Task instructions ▸ Print exactly the lines from the first one down to the line that contains "ink = '#222222'", both included, and skip the pictures.

Excerpted data ▸
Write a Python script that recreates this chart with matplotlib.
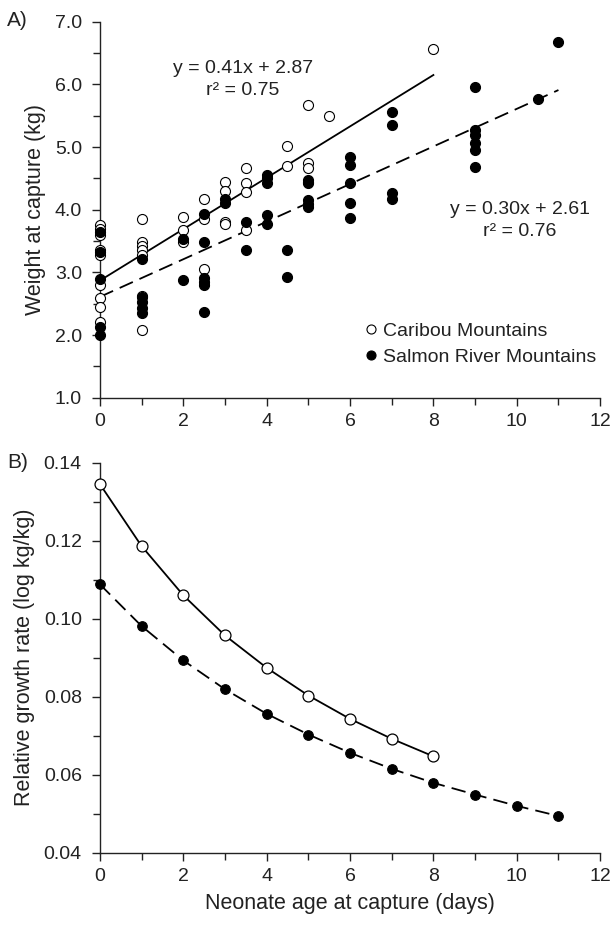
import numpy as np
import matplotlib
matplotlib.use('Agg')
import matplotlib.pyplot as plt
from matplotlib.ticker import MultipleLocator, FormatStrFormatter
from matplotlib.lines import Line2D

plt.rcParams['font.family'] = ['Liberation Sans', 'DejaVu Sans']
ink = '#222222'

# panel A: weight at capture (kg) vs neonate age (days)
cari_x = [0]*9 + [1]*7 + [2]*3 + [2.5]*3 + [3]*4 + [3.5]*4 + [4.5]*2 + [5]*4 + [5.5] + [8]
cari_y = [3.76, 3.69, 3.60, 3.36, 3.28, 2.80, 2.59, 2.45, 2.21,
          3.86, 3.49, 3.42, 3.36, 3.28, 2.62, 2.08,
          3.89, 3.67, 3.49,
          4.17, 3.85, 3.06,
          4.45, 4.30, 3.81, 3.77,
          4.66, 4.42, 4.28, 3.68,
          5.02, 4.70,
          5.67, 4.75, 4.66, 4.45,
          5.49,
          6.56]

salm_x = ([0]*5 + [1]*5 + [2]*2 + [2.5]*6 + [3]*2 + [3.5]*2 + [4]*5 + [4.5]*2
          + [5]*5 + [6]*5 + [7]*4 + [9]*6 + [10.5] + [11])
salm_y = [3.65, 3.33, 2.89, 2.13, 2.00,
          3.21, 2.61, 2.53, 2.44, 2.36,
          3.54, 2.88,
          3.93, 3.49, 2.91, 2.85, 2.80, 2.37,
          4.17, 4.11,
          3.81, 3.36,
          4.55, 4.50, 4.43, 3.92, 3.77,
          3.35, 2.93,
          4.47, 4.42, 4.15, 4.09, 4.04,
          4.84, 4.72, 4.43, 4.11, 3.87,
          5.56, 5.35, 4.27, 4.17,
          5.96, 5.27, 5.19, 5.07, 4.95, 4.69,
          5.77,
          6.67]

# regression fits as printed on the chart (slope, intercept, x from, x to)
cari_fit = (0.41, 2.87, 0, 8)
salm_fit = (0.30, 2.61, 0, 11)

# panel B: relative growth rate
rgr_cari_x = [0, 1, 2, 3, 4, 5, 6, 7, 8]
rgr_cari_y = [0.1345, 0.1186, 0.1060, 0.0957, 0.0874, 0.0803, 0.0743, 0.0692, 0.0647]
rgr_salm_x = [0, 1, 2, 3, 4, 5, 6, 7, 8, 9, 10, 11]
rgr_salm_y = [0.1088, 0.0981, 0.0893, 0.0819, 0.0756, 0.0703, 0.0656, 0.0615,
              0.0579, 0.0549, 0.0520, 0.0494]

fig = plt.figure(figsize=(6.13, 9.25), dpi=100)
axA = fig.add_axes([0.163, 0.570, 0.816, 0.4065])
axB = fig.add_axes([0.163, 0.0782, 0.816, 0.4216])

dash = (0, (8, 4))

def style(ax):
    for s in ['top', 'right']:
        ax.spines[s].set_visible(False)
    for s in ['left', 'bottom']:
        ax.spines[s].set_linewidth(1.0)
        ax.spines[s].set_color(ink)
    ax.set_xlim(0, 12)
    ax.xaxis.set_major_locator(MultipleLocator(2))
    ax.xaxis.set_minor_locator(MultipleLocator(1))
    ax.tick_params(which='major', direction='out', length=6, width=1.0,
                   colors=ink, labelsize=14)
    ax.tick_params(which='minor', direction='out', length=5, width=1.0, colors=ink)
    ax.tick_params(axis='y', which='major', pad=7)
    ax.tick_params(axis='x', which='major', pad=5)

# ---- A
style(axA)
axA.set_ylim(1.0, 7.0)
axA.yaxis.set_major_locator(MultipleLocator(1))
axA.yaxis.set_minor_locator(MultipleLocator(0.5))
axA.yaxis.set_major_formatter(FormatStrFormatter('%.1f'))

for fit, ls in [(cari_fit, '-'), (salm_fit, dash)]:
    m, b, x0, x1 = fit
    xs = np.array([x0, x1])
    axA.plot(xs, m*xs + b, color='black', lw=1.3, linestyle=ls, zorder=2)

axA.scatter(cari_x, cari_y, s=52, facecolor='white', edgecolor='black',
            linewidth=0.8, zorder=3, clip_on=False)
axA.scatter(salm_x, salm_y, s=52, facecolor='black', edgecolor='black',
            linewidth=0.8, zorder=4, clip_on=False)

eq = dict(ha='center', va='center', fontsize=14, color=ink)
axA.text(3.43, 6.26, 'y = 0.41x + 2.87', **eq)
axA.text(3.43, 5.90, 'r² = 0.75', **eq)
axA.text(10.08, 4.00, 'y = 0.30x + 2.61', **eq)
axA.text(10.08, 3.65, 'r² = 0.76', **eq)

handles = [Line2D([], [], ls='none', marker='o', ms=6.5, mfc='white', mec='black', mew=0.8),
           Line2D([], [], ls='none', marker='o', ms=6.5, mfc='black', mec='black', mew=0.8)]
axA.legend(handles, ['Caribou Mountains', 'Salmon River Mountains'], frameon=False,
           loc='lower left', bbox_to_anchor=(0.505, 0.065), handletextpad=0.05,
           handlelength=1.1, labelspacing=0.4, fontsize=14, labelcolor=ink,
           borderaxespad=0)
axA.set_ylabel('Weight at capture (kg)', fontsize=15.5, color=ink, labelpad=6)

# ---- B
style(axB)
axB.set_ylim(0.04, 0.14)
axB.yaxis.set_major_locator(MultipleLocator(0.02))
axB.yaxis.set_minor_locator(MultipleLocator(0.01))
axB.yaxis.set_major_formatter(FormatStrFormatter('%.2f'))

axB.plot(rgr_cari_x, rgr_cari_y, color='black', lw=1.3, zorder=2)
axB.plot(rgr_salm_x, rgr_salm_y, color='black', lw=1.3, linestyle=dash, zorder=2)
axB.scatter(rgr_cari_x, rgr_cari_y, s=62, facecolor='white', edgecolor='black',
            linewidth=0.9, zorder=3, clip_on=False)
axB.scatter(rgr_salm_x, rgr_salm_y, s=48, facecolor='black', edgecolor='black',
            linewidth=0.8, zorder=3, clip_on=False)
axB.set_ylabel('Relative growth rate (log kg/kg)', fontsize=15.5, color=ink, labelpad=6)
axB.set_xlabel('Neonate age at capture (days)', fontsize=15.5, color=ink, labelpad=6)

fig.text(0.012, 0.978, 'A)', fontsize=15, color=ink, va='center')
fig.text(0.012, 0.500, 'B)', fontsize=15, color=ink, va='center')

fig.savefig('out.png', dpi=100)
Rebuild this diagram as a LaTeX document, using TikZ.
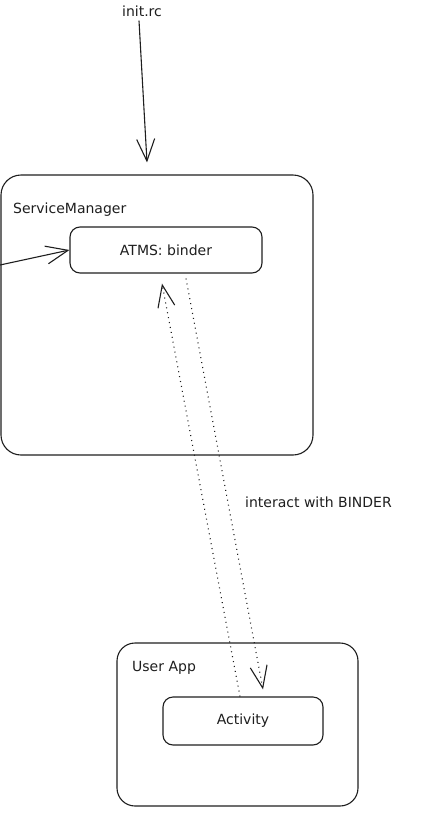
\documentclass[tikz,border=0pt]{standalone}
\usepackage{fontspec}
\setmainfont{DejaVu Sans}
\usetikzlibrary{arrows.meta}
\definecolor{ink}{HTML}{1E1E1E}
\tikzset{
  box/.style={draw=ink, line width=1.1pt, rectangle, inner sep=0pt},
  lbl/.style={text=ink, font=\fontsize{14}{17}\selectfont, inner sep=0pt},
  arr/.style={draw=ink, line width=1.1pt, -{Straight Barb[length=22pt,width=18pt,line width=1.1pt]}},
  darr/.style={draw=ink, line width=1.1pt, dash pattern=on 1pt off 4pt, -{Straight Barb[length=22pt,width=17pt,line width=1.1pt]}},
}
\begin{document}
\begin{tikzpicture}[x=1pt,y=-1pt]
\useasboundingbox (0,0) rectangle (432,839);
\node[lbl] (init) at (142,11) {init.rc};
\node[box, rounded corners=20pt, minimum width=312pt, minimum height=280pt] (sm) at (157,315) {};
\node[lbl, anchor=west] (smt) at (13,210) {ServiceManager};
\node[box, rounded corners=10pt, minimum width=192pt, minimum height=46pt, lbl] (atms) at (166,250) {ATMS: binder};
\node[box, rounded corners=18pt, minimum width=241pt, minimum height=163pt] (ua) at (237.5,724.5) {};
\node[lbl, anchor=west] (uat) at (132,668) {User App};
\node[box, rounded corners=10pt, minimum width=160pt, minimum height=48pt, lbl] (act) at (243,721) {Activity};
\node[lbl, anchor=west] (ib) at (245,502) {interact with BINDER};
\coordinate (lin) at (0,265);
\draw[arr] ([xshift=-3pt,yshift=-4pt]init.south) -- ([xshift=-10pt,yshift=12pt]sm.north);
\draw[arr] (lin) -- (atms.west);
\draw[darr] ([xshift=-3pt]act.north) -- ([xshift=-4pt,yshift=-10pt]atms.south);
\draw[darr] ([xshift=20pt,yshift=-5pt]atms.south) -- ([xshift=20pt,yshift=7pt]act.north);
\end{tikzpicture}
\end{document}
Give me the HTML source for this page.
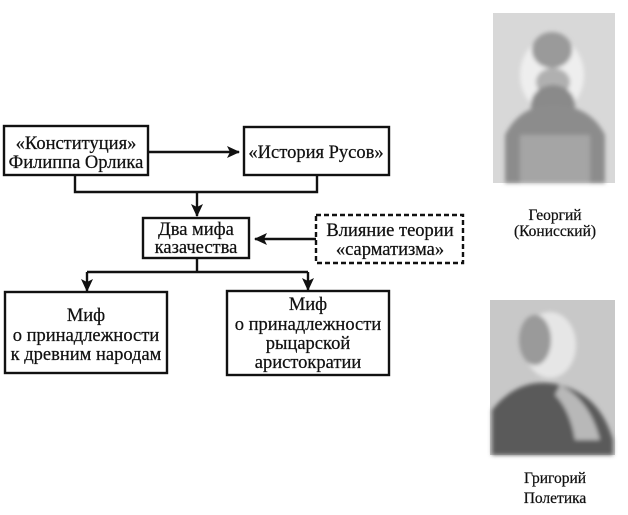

In response ▸
Write a Python script that recreates this chart with matplotlib.
import numpy as np
import matplotlib
matplotlib.use('Agg')
import matplotlib.pyplot as plt
from matplotlib.ticker import MultipleLocator, FormatStrFormatter
from matplotlib.lines import Line2D

plt.rcParams['font.family'] = ['Liberation Sans', 'DejaVu Sans']
ink = '#222222'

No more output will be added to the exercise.